Biotech boosters expect research center

The Houston Chronicle
May 11, 2004, Tuesday

Texas Medical Center officials and the governor are expected to announce today the creation of an advanced diagnostic imaging research center in the University of Texas Research Park.

Funded through a partnership between medical center institutions and GE Healthcare, the center will research and develop new medical devices and scanning technologies.

The Texas Enterprise Fund, used by the governor's office to lure companies to the state, contributed $25 million to the project. The University of Texas M.D. Anderson Cancer Center and the University of Texas Health Science Center together put in $25 million. An additional $5 million came from the University of Texas System.

GE will provide equipment and technology and create hundreds of jobs, according to sources familiar with the project.

The governor's office did not return calls, and GE officials declined to comment until after today's announcement.

GE's arrival is only a step toward spurring the growth of biotechnology in Houston, but those vying for a local tech hub welcomed the news, as the company will likely serve as an anchor tenant.

"Once you get one big company, it's probably easier to get another big company," said Jacqueline Northcut Waugh, president of BioHouston, a nonprofit group founded by local academic and research institutions.

To create a successful biotech center, Houston needs collaborative research institutions, access to seed capital and well-established, successful firms.

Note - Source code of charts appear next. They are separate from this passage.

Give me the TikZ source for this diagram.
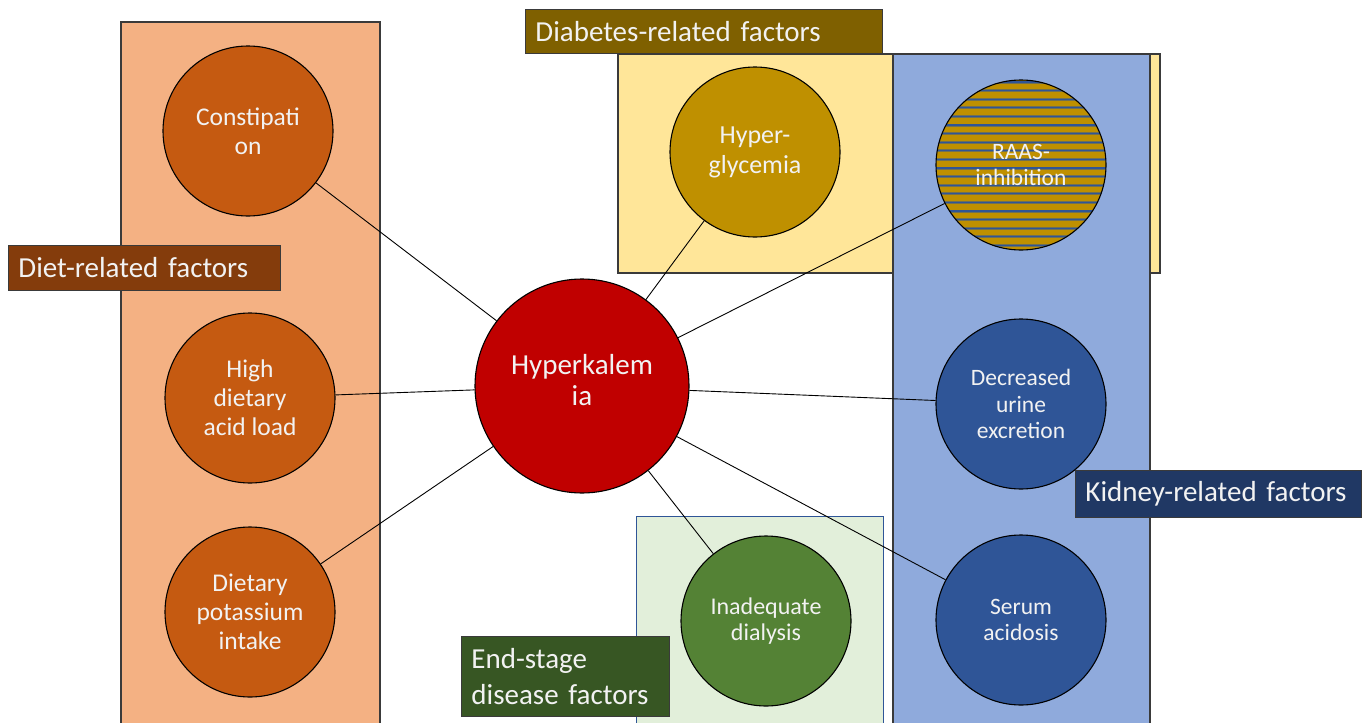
\documentclass[tikz,border=0pt]{standalone}
\usepackage{fontspec}
\setmainfont{Carlito}
\definecolor{dietbg}{HTML}{F4B183}
\definecolor{dietlbl}{HTML}{843C0C}
\definecolor{dietc}{HTML}{C55A11}
\definecolor{diabbg}{HTML}{FFE699}
\definecolor{diablbl}{HTML}{7F6000}
\definecolor{diabc}{HTML}{BF9000}
\definecolor{kidbg}{HTML}{8FAADC}
\definecolor{kidlbl}{HTML}{203864}
\definecolor{kidc}{HTML}{2F5597}
\definecolor{esrdbg}{HTML}{E2EFDA}
\definecolor{esrdlbl}{HTML}{375623}
\definecolor{esrdc}{HTML}{548235}
\definecolor{hyperc}{HTML}{C00000}
\definecolor{txt}{HTML}{F2F2F2}
\definecolor{edge}{HTML}{3A3A3A}
\tikzset{
  region/.style={draw=edge, line width=1.3pt},
  factor/.style={circle, draw=black, line width=1.1pt, minimum size=170pt, inner sep=0pt,
    align=center, text=txt},
  dietfont/.style={font=\fontsize{25.5}{29}\selectfont},
  kidfont/.style={font=\fontsize{23.5}{26.5}\selectfont},
  groupbox/.style={draw=edge, line width=0.9pt, anchor=north west, inner xsep=10pt, inner ysep=0pt,
    align=left, text=txt, font=\fontsize{29}{36.5}\selectfont},
  link/.style={draw=black, line width=0.9pt}
}
\begin{document}
\begin{tikzpicture}[x=1pt,y=-1pt]
\useasboundingbox (0,0) rectangle (1366,723);
\fill[white] (0,0) rectangle (1366,723);

% group regions
\path[region, fill=dietbg] (121,22) rectangle (380,740);
\path[region, fill=diabbg] (618,54) rectangle (1160,273);
\path[region, fill=kidbg] (893,54) rectangle (1150,740);
\path[draw=kidc, line width=0.8pt, fill=esrdbg] (636,516) rectangle (883,740);

% central condition
\node[factor, fill=hyperc, minimum size=214pt] (hk) at (582,386) {};
\node[text=txt, align=center, inner sep=0pt, font=\fontsize{29}{31}\selectfont] (hktext) at (582,380) {Hyperkalem\\ia};

% diet-related factors
\node[factor, dietfont, fill=dietc] (const) at (248,131) {Constipati\\on};
\node[factor, dietfont, fill=dietc] (acid) at (250,398) {High\\dietary\\acid load};
\node[factor, dietfont, fill=dietc] (potas) at (250,612) {Dietary\\potassium\\intake};

% diabetes-related factor
\node[factor, fill=diabc, font=\fontsize{26}{30}\selectfont] (glyc) at (755,152) {Hyper-\\glycemia};

% RAAS inhibition: striped fill
\begin{scope}
  \clip (1021,165) circle (85);
  \fill[diabc] (1021,165) circle (85);
  \foreach \k in {0,...,20} {
    \draw[line width=3pt, color=diabc!45!kidc] (930,{80+8.6*\k+2}) -- (1110,{80+8.6*\k+2});
    \draw[line width=1.3pt, color=kidc] (930,{80+8.6*\k+2}) -- (1110,{80+8.6*\k+2});
  }
\end{scope}
\node[factor, kidfont, fill=none] (raas) at (1021,165) {RAAS-\\inhibition};

% kidney-related factors
\node[factor, kidfont, fill=kidc] (urine) at (1021,404) {Decreased\\urine\\excretion};
\node[factor, kidfont, fill=kidc] (acidos) at (1021,620) {Serum\\acidosis};

% end-stage disease factor
\node[factor, fill=esrdc, font=\fontsize{24}{26.5}\selectfont] (dial) at (766,621) {Inadequate\\dialysis};

% connectors
\draw[link] (hk) -- (const);
\draw[link] (hk) -- (acid);
\draw[link] (hk) -- (potas);
\draw[link] (hk) -- (glyc);
\draw[link] (hk) -- (raas);
\draw[link] (hk) -- (urine);
\draw[link] (hk) -- (acidos);
\draw[link] (hk) -- (dial);

% group labels
\node[groupbox, fill=dietlbl, minimum width=272pt, minimum height=45pt, text width=252pt] (ldiet) at (8,245) {Diet-related factors};
\node[groupbox, fill=diablbl, minimum width=357pt, minimum height=44pt, text width=337pt] (ldiab) at (525,9) {Diabetes-related factors};
\node[groupbox, fill=kidlbl, minimum width=286pt, minimum height=47pt, text width=266pt] (lkid) at (1075,470) {Kidney-related factors};
\node[groupbox, fill=esrdlbl, minimum width=208pt, minimum height=80pt, text width=188pt] (lesrd) at (461,636) {End-stage\\disease factors};
\end{tikzpicture}
\end{document}
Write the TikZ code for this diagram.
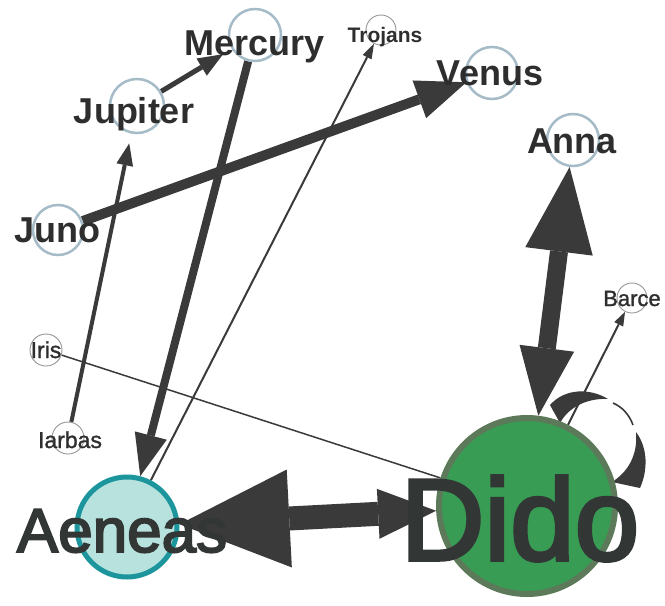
\documentclass[tikz,border=0pt]{standalone}
\usepackage{fontspec}
\setmainfont{Liberation Sans}
\newfontfamily\heavysans[FakeBold=3]{Liberation Sans}
\newfontfamily\firmsans[FakeBold=1.2]{Liberation Sans}
\usetikzlibrary{arrows.meta}

\definecolor{edgecol}{RGB}{58,58,58}
\definecolor{txtcol}{RGB}{46,46,46}
\definecolor{bigtxt}{RGB}{50,54,52}
\definecolor{ringcol}{RGB}{165,188,200}
\definecolor{minorring}{RGB}{150,150,150}
\definecolor{aenfill}{RGB}{184,226,222}
\definecolor{aenring}{RGB}{28,150,156}
\definecolor{didfill}{RGB}{56,156,84}
\definecolor{didring}{RGB}{92,122,90}

\pgfdeclarelayer{paper}
\pgfdeclarelayer{links}
\pgfsetlayers{paper,links,main}

\begin{document}
\begin{tikzpicture}[x=1pt,y=-1pt,
  vtx/.style={circle, draw=ringcol, line width=2.5pt, fill=white, inner sep=0pt},
  minorvtx/.style={circle, draw=minorring, line width=0.9pt, fill=white, inner sep=0pt},
  lab/.style={anchor=base, inner sep=0pt, text=txtcol},
  midlab/.style={lab, font=\bfseries\fontsize{36}{40}\selectfont},
  smalllab/.style={lab, font=\firmsans\fontsize{23}{26}\selectfont},
  biglab/.style={lab, text=bigtxt},
  link/.style={draw=edgecol, line cap=butt},
]
\useasboundingbox (0,0) rectangle (665,606);
\begin{pgfonlayer}{paper}
  \fill[white] (0,0) rectangle (665,606);
\end{pgfonlayer}

% characters
\node[vtx, minimum size=52pt] (mercury) at (255,35) {};
\node[vtx, minimum size=54pt] (jupiter) at (137,106) {};
\node[vtx, minimum size=50pt] (juno) at (58,230) {};
\node[vtx, minimum size=52pt] (venus) at (492,73) {};
\node[vtx, minimum size=52pt] (anna) at (573,140) {};
\node[minorvtx, minimum size=30pt] (trojans) at (381,30) {};
\node[minorvtx, minimum size=32pt] (iris) at (46,350) {};
\node[minorvtx, minimum size=32pt] (iarbas) at (68,438) {};
\node[minorvtx, minimum size=30pt] (barce) at (632,298) {};
\node[circle, fill=aenfill, draw=aenring, line width=5pt, minimum size=100pt, inner sep=0pt] (aeneas) at (127,527) {};
\node[circle, fill=didfill, draw=didring, line width=6pt, minimum size=176pt, inner sep=0pt] (dido) at (527,506) {};

% relations
\begin{pgfonlayer}{links}
  \draw[link, line width=5pt, shorten >=10pt, -{Triangle[length=25pt,width=20pt,line width=0pt]}] (jupiter) -- (mercury);
  \draw[link, line width=8pt, -{Triangle[length=42pt,width=33pt,line width=0pt]}] (mercury) -- (aeneas);
  \draw[link, line width=10pt, -{Triangle[length=50pt,width=40pt,line width=0pt]}] (juno) -- (venus);
  \draw[link, line width=4pt, shorten >=10pt, -{Triangle[length=22pt,width=17pt,line width=0pt]}] (iarbas) -- (jupiter);
  \draw[link, line width=2pt, -{Triangle[length=15pt,width=10pt,line width=0pt]}] (aeneas) -- (trojans);
  \draw[link, line width=1.5pt] (iris) -- (dido);
  \draw[link, line width=2pt, -{Triangle[length=14pt,width=10pt,line width=0pt]}] (dido) -- (barce);
  \draw[link, line width=18pt, {Triangle[length=85pt,width=68pt,line width=0pt]}-{Triangle[length=68pt,width=55pt,line width=0pt]}] (anna) -- (dido);
  \draw[link, line width=24pt, {Triangle[length=110pt,width=98pt,line width=0pt]}-{Triangle[length=58pt,width=50pt,line width=0pt]}] (aeneas) -- (dido);
  % Dido's self-loop
  \begin{scope}[shift={(dido.center)}]
    \fill[edgecol] (23,-101) .. controls (38,-118) and (63,-118) .. (81,-107)
      .. controls (63,-108) and (43,-101) .. (33,-83) -- cycle;
    \draw[edgecol, line width=1.6pt] (86,-103) .. controls (95,-99) and (102,-92) .. (106,-81);
    \fill[edgecol] (109,-74) .. controls (121,-58) and (121,-36) .. (113,-18)
      -- (85,-24) .. controls (101,-34) and (111,-51) .. (109,-74) -- cycle;
  \end{scope}
\end{pgfonlayer}

% names
\node[midlab] (mercury-l) at (255,55) {Mercury};
\node[midlab] (jupiter-l) at (134,123) {Jupiter};
\node[midlab] (juno-l) at (57,242) {Juno};
\node[midlab] (venus-l) at (490,85) {Venus};
\node[midlab] (anna-l) at (572,153) {Anna};
\node[lab, font=\bfseries\fontsize{21}{24}\selectfont] (trojans-l) at (385,42) {Trojans};
\node[smalllab] (iris-l) at (46,358) {Iris};
\node[smalllab] (iarbas-l) at (70,448) {Iarbas};
\node[lab, font=\firmsans\fontsize{22}{25}\selectfont] (barce-l) at (632,306) {Barce};
\node[biglab, font=\heavysans\fontsize{62}{70}\selectfont] (aeneas-l) at (122,552) {Aeneas};
\node[biglab, font=\heavysans\fontsize{116}{130}\selectfont] (dido-l) at (520,560) {Dido};
\end{tikzpicture}
\end{document}
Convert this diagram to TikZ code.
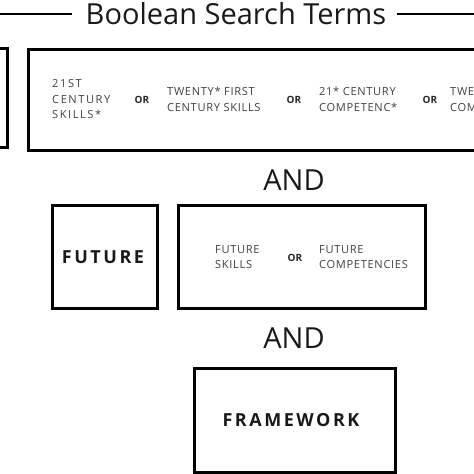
\documentclass[tikz,border=0pt]{standalone}
\usepackage{fontspec}
\setmainfont{Open Sans}
\newfontfamily\trkfont[LetterSpace=6]{Open Sans}
\newfontfamily\widefont[LetterSpace=14]{Open Sans}
\newfontfamily\trkbfont[LetterSpace=14]{Open Sans}
\begin{document}
\begin{tikzpicture}[x=1pt,y=-1pt,
  box/.style={draw=black, line width=3pt, inner sep=0pt, fill=none},
  term/.style={font=\trkfont\fontsize{11.1}{15.5}\selectfont, text=black!75, align=left, inner sep=0pt, anchor=west},
  wideterm/.style={term, font=\widefont\fontsize{11.1}{15.5}\selectfont},
  ortext/.style={font=\bfseries\fontsize{10}{12}\selectfont, text=black!85, inner sep=0pt},
  bigtext/.style={font=\fontsize{29}{33}\selectfont, text=black!90, inner sep=0pt},
  keyword/.style={font=\trkbfont\bfseries\fontsize{18}{21}\selectfont, text=black!90, inner sep=0pt},
  rule/.style={draw=black, line width=2pt}]
\useasboundingbox (0,0) rectangle (474,474);
\clip (0,0) rectangle (474,474);

% title
\node[bigtext] (title) at (236,14) {Boolean Search Terms};
\coordinate (tl) at (0,14);
\coordinate (tr) at (474,14);
\draw[rule] (tl) -- ([xshift=-14pt]title.west |- tl);
\draw[rule] ([xshift=11pt]title.east |- tr) -- (tr);

% row 1
\node[box, minimum width=97pt, minimum height=99pt] (leftbox) at (-41.5,97.5) {};
\node[box, minimum width=492pt, minimum height=101pt] (bigbox) at (274,99.5) {};
\node[wideterm] (t1) at (52,99.5) {21ST\\CENTURY\\SKILLS*};
\node[ortext] (o1) at (142,100) {OR};
\node[term] (t2) at (167,99.5) {TWENTY* FIRST\\CENTURY SKILLS};
\node[ortext] (o2) at (294,100) {OR};
\node[term] (t3) at (319,99.5) {21* CENTURY\\COMPETENC*};
\node[ortext] (o3) at (430,100) {OR};
\node[term] (t4) at (450,99.5) {TWENTY* FIRST\\COMPETENC*};

% row 2
\node[bigtext] (and1) at (294,180) {AND};
\node[box, minimum width=105pt, minimum height=103pt] (futbox) at (104.5,256.5) {};
\node[keyword] (fut) at (103,257) {FUTURE};
\node[box, minimum width=247pt, minimum height=103pt] (fbox) at (301.5,256.5) {};
\node[term] (f1) at (215,257) {FUTURE\\SKILLS};
\node[ortext] (o4) at (295,258) {OR};
\node[term] (f2) at (319,257) {FUTURE\\COMPETENCIES};

% row 3
\node[bigtext] (and2) at (294,338) {AND};
\node[box, minimum width=201pt, minimum height=104pt] (frbox) at (294.5,420) {};
\node[keyword] (fr) at (291,420) {FRAMEWORK};
\end{tikzpicture}
\end{document}
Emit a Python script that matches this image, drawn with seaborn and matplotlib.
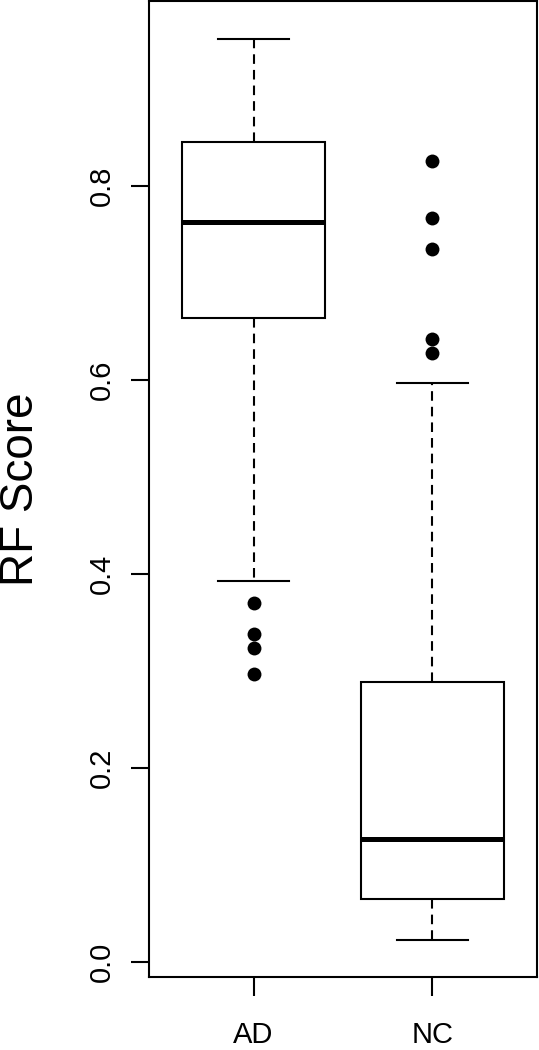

Having an established company in the area means local startups and new technologies coming out of the medical center will have one more resource to tap when trying to commercialize technologies they develop.

"You've got a large company that has the resources to develop these products now," she said.

For the Health Science Center, a biotech park means a place for faculty to develop their ideas into commercial interests and somewhere students can train and get practical work experience. Large companies in the park will likely have chances to license researchers' technologies and market to the city's hospitals.

The 100-acre UT Research Park south of the Texas Medical Center currently houses one research building and will be home to a Proton Therapy Center now under construction.

The arrival of the GE facility comes after a rocky start for the park, which was originally called the Southeast Texas BioTechnology Park when it was announced about four years ago.

Business leaders have been trying to expand the city's biotech industry for years because of its promise of good-paying jobs and the need to diversify the area's energy-heavy economy.

Houston's life science industry currently includes 70 companies and 1,700 employees, according to BioHouston.

But a lack of venture capital combined with a scientific community that doesn't often test the commercial viability of its research has kept the industry from emerging full-on.

"Most venture capital for the sciences is located on the East and West Coasts," Ernie Cockrell, chairman of Cockrell Interests, told a group of business leaders at a luncheon last week. "Texas gets an F. The reason is that most VC and angel investing in Texas has been in oil and gas exploration and in real estate. The good news is that this is changing."